Given exercise:
Write out the material exactly, with the pictures left out.
====
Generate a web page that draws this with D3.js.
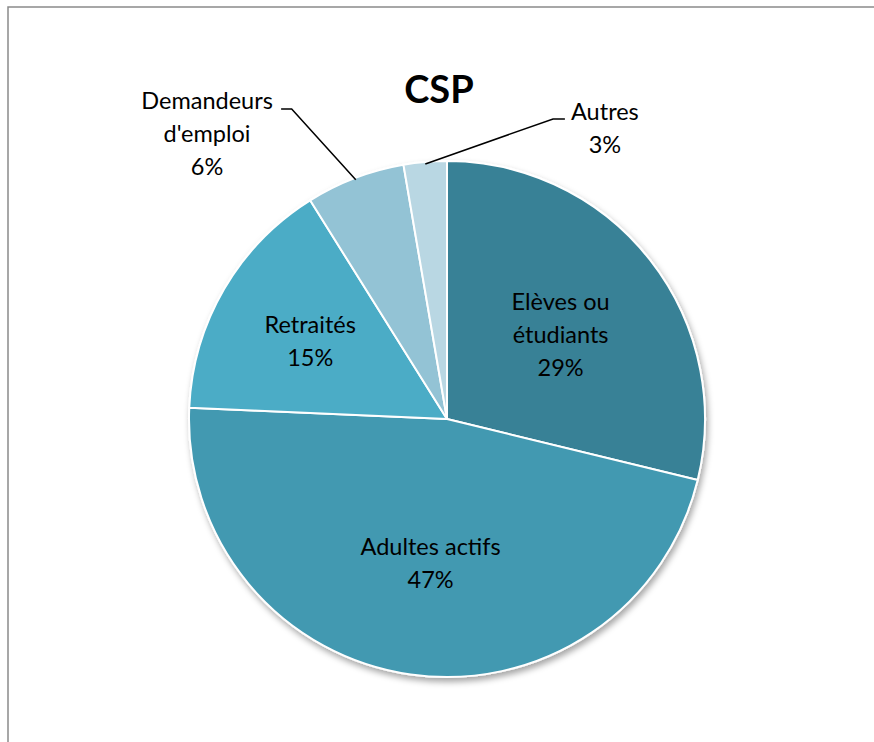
<!DOCTYPE html>
<html>
<head>
<meta charset="utf-8">
<script src="https://cdn.jsdelivr.net/npm/d3@7/dist/d3.min.js"></script>
<style>
  html, body { margin: 0; padding: 0; background: #fff; }
  svg { display: block; }
</style>
</head>
<body>
<div id="chart"></div>
<script>
var title = "CSP";
var categories = ["Elèves ou étudiants", "Adultes actifs", "Retraités", "Demandeurs d'emploi", "Autres"];
var labelLines = [["Elèves ou", "étudiants"], ["Adultes actifs"], ["Retraités"], ["Demandeurs", "d'emploi"], ["Autres"]];
var values = [28.8, 46.9, 15.4, 6.2, 2.7];
var colors = ["#378196", "#4399b1", "#4bacc6", "#93c3d5", "#b9d7e3"];

(function () {
  var width = 874;
  var height = 742;
  var cx = 447;
  var cy = 419;
  var radius = 258;
  var lineHeight = 33;
  var font = "Lato, 'Open Sans', sans-serif";

  // where labels go, in units of the radius (inside = centroid, outside = leader + text)
  var layout = {
    "Elèves ou étudiants": {inside: true, nudge: [0, 5]},
    "Adultes actifs": {inside: true, nudge: [4, 1]},
    "Retraités": {inside: true, nudge: [-12, -5]},
    "Demandeurs d'emploi": {elbow: [-0.602, -1.202], end: -0.643, text: [-0.93, -1.105]},
    "Autres": {elbow: [0.411, -1.163], end: 0.457, text: [0.612, -1.128]}
  };

  var svg = d3.select("#chart").append("svg")
    .attr("width", width)
    .attr("height", height);

  var defs = svg.append("defs");
  var shadow = defs.append("filter")
    .attr("id", "pie-shadow")
    .attr("x", "-20%").attr("y", "-20%")
    .attr("width", "140%").attr("height", "140%");
  shadow.append("feDropShadow")
    .attr("dx", 2)
    .attr("dy", 4)
    .attr("stdDeviation", 3)
    .attr("flood-color", "#000")
    .attr("flood-opacity", 0.35);

  svg.append("rect")
    .attr("width", width)
    .attr("height", height)
    .attr("fill", "#fff");

  // chart frame, only left and top edges show inside the window
  svg.append("path")
    .attr("d", "M8," + height + "V7H" + width)
    .attr("fill", "none")
    .attr("stroke", "#8a8a8a")
    .attr("stroke-width", 1.5);

  svg.append("text")
    .attr("x", 439)
    .attr("y", 103)
    .attr("text-anchor", "middle")
    .attr("font-family", font)
    .attr("font-size", 38)
    .attr("font-weight", 700)
    .attr("fill", "#000")
    .text(title);

  var total = d3.sum(values);
  var pct = d3.format(".0%");

  var pie = d3.pie()
    .sort(null)
    .value(function (d) { return d; });
  var arcs = pie(values);

  var arc = d3.arc()
    .innerRadius(0)
    .outerRadius(radius);
  var labelArc = d3.arc()
    .innerRadius(radius * 0.56)
    .outerRadius(radius * 0.56);
  var edgeArc = d3.arc()
    .innerRadius(radius - 2)
    .outerRadius(radius - 2);

  var g = svg.append("g")
    .attr("transform", "translate(" + cx + "," + cy + ")");

  g.append("g")
    .attr("filter", "url(#pie-shadow)")
    .selectAll("path")
    .data(arcs)
    .join("path")
    .attr("d", arc)
    .attr("fill", function (d, i) { return colors[i]; })
    .attr("stroke", "#fff")
    .attr("stroke-width", 2)
    .attr("stroke-linejoin", "round");

  function writeLines(sel, lines, x, y) {
    var n = lines.length;
    lines.forEach(function (line, k) {
      sel.append("text")
        .attr("x", x)
        .attr("y", y + (k - (n - 1) / 2) * lineHeight)
        .attr("dy", "0.35em")
        .attr("text-anchor", "middle")
        .attr("font-family", font)
        .attr("font-size", 23.5)
        .attr("fill", "#000")
        .text(line);
    });
  }

  var labels = g.append("g");
  arcs.forEach(function (d, i) {
    var conf = layout[categories[i]];
    var lines = labelLines[i].concat([pct(Math.round(values[i]) / 100)]);
    if (conf.inside) {
      var c = labelArc.centroid(d);
      writeLines(labels, lines, c[0] + conf.nudge[0], c[1] + conf.nudge[1]);
    } else {
      var mid = (d.startAngle + d.endAngle) / 2;
      var p = edgeArc.centroid({startAngle: mid, endAngle: mid});
      var ex = conf.elbow[0] * radius;
      var ey = conf.elbow[1] * radius;
      labels.append("polyline")
        .attr("points", [[p[0], p[1]], [ex, ey], [conf.end * radius, ey]].join(" "))
        .attr("fill", "none")
        .attr("stroke", "#000")
        .attr("stroke-width", 1.5);
      writeLines(labels, lines, conf.text[0] * radius, conf.text[1] * radius);
    }
  });
}());
</script>
</body>
</html>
====
Correct response:
Generate a web page that draws this with D3.js.
<!DOCTYPE html>
<html>
<head>
<meta charset="utf-8">
<script src="https://cdn.jsdelivr.net/npm/d3@7/dist/d3.min.js"></script>
<style>
  html, body { margin: 0; padding: 0; background: #fff; }
  svg { display: block; }
</style>
</head>
<body>
<div id="chart"></div>
<script>
var title = "CSP";
var categories = ["Elèves ou étudiants", "Adultes actifs", "Retraités", "Demandeurs d'emploi", "Autres"];
var labelLines = [["Elèves ou", "étudiants"], ["Adultes actifs"], ["Retraités"], ["Demandeurs", "d'emploi"], ["Autres"]];
var values = [28.8, 46.9, 15.4, 6.2, 2.7];
var colors = ["#378196", "#4399b1", "#4bacc6", "#93c3d5", "#b9d7e3"];

(function () {
  var width = 874;
  var height = 742;
  var cx = 447;
  var cy = 419;
  var radius = 258;
  var lineHeight = 33;
  var font = "Lato, 'Open Sans', sans-serif";

  // where labels go, in units of the radius (inside = centroid, outside = leader + text)
  var layout = {
    "Elèves ou étudiants": {inside: true, nudge: [0, 5]},
    "Adultes actifs": {inside: true, nudge: [4, 1]},
    "Retraités": {inside: true, nudge: [-12, -5]},
    "Demandeurs d'emploi": {elbow: [-0.602, -1.202], end: -0.643, text: [-0.93, -1.105]},
    "Autres": {elbow: [0.411, -1.163], end: 0.457, text: [0.612, -1.128]}
  };

  var svg = d3.select("#chart").append("svg")
    .attr("width", width)
    .attr("height", height);

  var defs = svg.append("defs");
  var shadow = defs.append("filter")
    .attr("id", "pie-shadow")
    .attr("x", "-20%").attr("y", "-20%")
    .attr("width", "140%").attr("height", "140%");
  shadow.append("feDropShadow")
    .attr("dx", 2)
    .attr("dy", 4)
    .attr("stdDeviation", 3)
    .attr("flood-color", "#000")
    .attr("flood-opacity", 0.35);

  svg.append("rect")
    .attr("width", width)
    .attr("height", height)
    .attr("fill", "#fff");

  // chart frame, only left and top edges show inside the window
  svg.append("path")
    .attr("d", "M8," + height + "V7H" + width)
    .attr("fill", "none")
    .attr("stroke", "#8a8a8a")
    .attr("stroke-width", 1.5);

  svg.append("text")
    .attr("x", 439)
    .attr("y", 103)
    .attr("text-anchor", "middle")
    .attr("font-family", font)
    .attr("font-size", 38)
    .attr("font-weight", 700)
    .attr("fill", "#000")
    .text(title);

  var total = d3.sum(values);
  var pct = d3.format(".0%");

  var pie = d3.pie()
    .sort(null)
    .value(function (d) { return d; });
  var arcs = pie(values);

  var arc = d3.arc()
    .innerRadius(0)
    .outerRadius(radius);
  var labelArc = d3.arc()
    .innerRadius(radius * 0.56)
    .outerRadius(radius * 0.56);
  var edgeArc = d3.arc()
    .innerRadius(radius - 2)
    .outerRadius(radius - 2);

  var g = svg.append("g")
    .attr("transform", "translate(" + cx + "," + cy + ")");

  g.append("g")
    .attr("filter", "url(#pie-shadow)")
    .selectAll("path")
    .data(arcs)
    .join("path")
    .attr("d", arc)
    .attr("fill", function (d, i) { return colors[i]; })
    .attr("stroke", "#fff")
    .attr("stroke-width", 2)
    .attr("stroke-linejoin", "round");

  function writeLines(sel, lines, x, y) {
    var n = lines.length;
    lines.forEach(function (line, k) {
      sel.append("text")
        .attr("x", x)
        .attr("y", y + (k - (n - 1) / 2) * lineHeight)
        .attr("dy", "0.35em")
        .attr("text-anchor", "middle")
        .attr("font-family", font)
        .attr("font-size", 23.5)
        .attr("fill", "#000")
        .text(line);
    });
  }

  var labels = g.append("g");
  arcs.forEach(function (d, i) {
    var conf = layout[categories[i]];
    var lines = labelLines[i].concat([pct(Math.round(values[i]) / 100)]);
    if (conf.inside) {
      var c = labelArc.centroid(d);
      writeLines(labels, lines, c[0] + conf.nudge[0], c[1] + conf.nudge[1]);
    } else {
      var mid = (d.startAngle + d.endAngle) / 2;
      var p = edgeArc.centroid({startAngle: mid, endAngle: mid});
      var ex = conf.elbow[0] * radius;
      var ey = conf.elbow[1] * radius;
      labels.append("polyline")
        .attr("points", [[p[0], p[1]], [ex, ey], [conf.end * radius, ey]].join(" "))
        .attr("fill", "none")
        .attr("stroke", "#000")
        .attr("stroke-width", 1.5);
      writeLines(labels, lines, conf.text[0] * radius, conf.text[1] * radius);
    }
  });
}());
</script>
</body>
</html>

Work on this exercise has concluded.